# Anschaffung einer Goldforelle für den Teich



## Terminator (17. Okt. 2016)

Wollte mir eine Goldforelle in den 1,70 m Tiefen , 3m langen und 1,30 m breite Teich setzen . Der hat  ungefähr 6000 - 8000 liter . Ich würde mir  eine starke Solar pumpe kaufen die den ganzen Inhalt 4 - 5 mal Umweltzen würde. Geht das?


----------



## muh.gp (17. Okt. 2016)

Nein! Der Teich ist zu klein und vor allem im Sommer sollte die Temperatur nicht über 18 Grad gehen und das schaffst du bei den Ausmaßen nicht. Forelle und Gartenteich(__ lein) passt nicht.


----------



## Micha61 (18. Okt. 2016)

muh.gp schrieb:


> Nein!


likelikelikelikelikelike......


----------



## teichinteressent (18. Okt. 2016)

Sind Goldforellen Einzelgänger?



> Ich würde mir eine starke Solar pumpe kaufen die den ganzen Inhalt 4 - 5 mal Umweltzen würde.

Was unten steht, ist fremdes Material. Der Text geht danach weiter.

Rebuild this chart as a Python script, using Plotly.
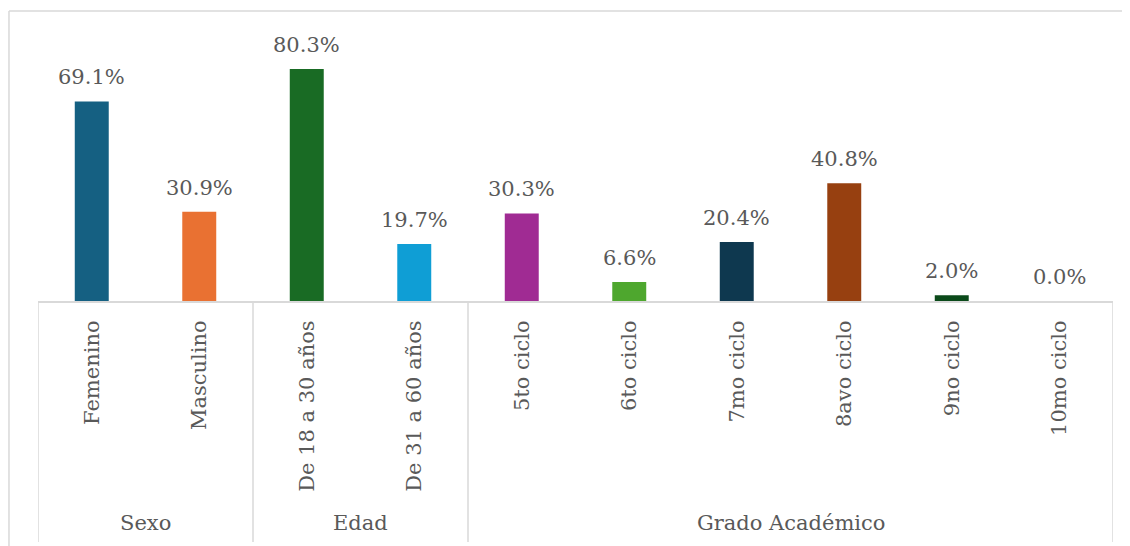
import plotly.graph_objects as go

categories = ["Femenino", "Masculino", "De 18 a 30 años", "De 31 a 60 años",
              "5to ciclo", "6to ciclo", "7mo ciclo", "8avo ciclo", "9no ciclo", "10mo ciclo"]
values = [69.1, 30.9, 80.3, 19.7, 30.3, 6.6, 20.4, 40.8, 2.0, 0.0]
groups = ["Sexo", "Edad", "Grado Académico"]
group_sizes = [2, 2, 6]
colors = ["#156082", "#E97132", "#196B24", "#0F9ED5", "#A02B93",
          "#4EA72E", "#0E384F", "#974010", "#0B4A1A", "#0B4A1A"]

FONT = "DejaVu Serif"
TXT = "#595959"
LINE = "#D9D9D9"

fig = go.Figure()
fig.add_trace(go.Bar(x=categories, y=values, marker=dict(color=colors, line=dict(width=0)),
                     hoverinfo="x+y"))

annotations = []
for c, v in zip(categories, values):
    annotations.append(dict(x=c, y=v, xref="x", yref="y", text=f"{v:.1f}%",
                            showarrow=False, yanchor="bottom", yshift=10,
                            font=dict(family=FONT, size=21, color=TXT)))

shapes = []
start = 0
bounds = [-0.5]
for g, n in zip(groups, group_sizes):
    mid = start + (n - 1) / 2
    annotations.append(dict(x=mid, y=-0.854, xref="x", yref="paper", text=g,
                            showarrow=False, yanchor="middle",
                            font=dict(family=FONT, size=21, color=TXT)))
    start += n
    bounds.append(start - 0.5)
for b in bounds:
    shapes.append(dict(type="line", xref="x", yref="paper", x0=b, x1=b, y0=0, y1=-0.927,
                       line=dict(color=LINE, width=1.5)))
# outer chart frame
shapes.append(dict(type="line", xref="paper", yref="paper", x0=-0.027, x1=1.1, y0=1.115, y1=1.115,
                   line=dict(color=LINE, width=1.5)))
shapes.append(dict(type="line", xref="paper", yref="paper", x0=-0.027, x1=-0.027, y0=1.115, y1=-1.0,
                   line=dict(color=LINE, width=1.5)))

fig.update_layout(
    width=1122, height=538,
    margin=dict(l=30, r=17, t=33, b=245),
    paper_bgcolor="white", plot_bgcolor="white",
    bargap=0.684, showlegend=False,
    annotations=annotations, shapes=shapes,
    xaxis=dict(type="category", showline=True, linecolor=LINE, linewidth=2,
               tickangle=-90, ticks="", ticklabelstandoff=9,
               tickfont=dict(family=FONT, size=21, color=TXT), showgrid=False,
               range=[-0.5, 9.5], fixedrange=True),
    yaxis=dict(range=[0, 90], visible=False, showgrid=False, fixedrange=True),
)

fig.write_html("out.html")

Die Stunde? Also 32000l/h. Das geht?
Und bei 'keine Sonne'?


----------



## troll20 (18. Okt. 2016)

teichinteressent schrieb:


> Die Stunde? Also 32000l/h. Das geht?
> Und bei 'keine Sonne'?


Also bei mir sind 5000 Liter mal 5 nur 25.000 Liter, aber beim Rest sehe ich das gleiche Problem.


----------



## Knoblauchkröte (19. Okt. 2016)

teichinteressent schrieb:


> Sind Goldforellen Einzelgänger?



nur die "echten" Forellen  (Salmo trutta Formenkreis) sind strikte Einzelgänger die außerhalb der Laichzeit keine Artgenossen in "Ihrem" festen Revier dulden Die Pazifiklachse, zu denen die Regenbogenforelle - die Goldforelle ist eine xanthische Farbform davon -  gehört sind auch außerhalb der Laichwanderung/-zeit wesentlich geselliger

auch wenn die Regenbogenforelle 20-22 Grad Wassertemperaturen verträgt ist das für einen normalen Gartenteich ohne einen dauernden Durchlauf von Bach-/Quellwasser immer noch unerreichbar kalt (mein 100.000l Tümpel kam diesen Sommer auch wieder locker auf 30 Grad und selbst in 1,6m wars net so viel kühler) - ne Sprungschicht, unter der es auch im Sommer dauerhaft kalt genug für Forellen bleibt bildet sich in stehenden Gewässern erst in 6-10m Tiefe aus


----------



## teichinteressent (19. Okt. 2016)

An so etwas dachte ich: 5 Forellen in 8000 Litern. Geht einfach nicht!


----------



## Koiteich2013 (19. Okt. 2016)

ICh hatte ja Regenbogenforellen und Goldforellen in meinem Teich.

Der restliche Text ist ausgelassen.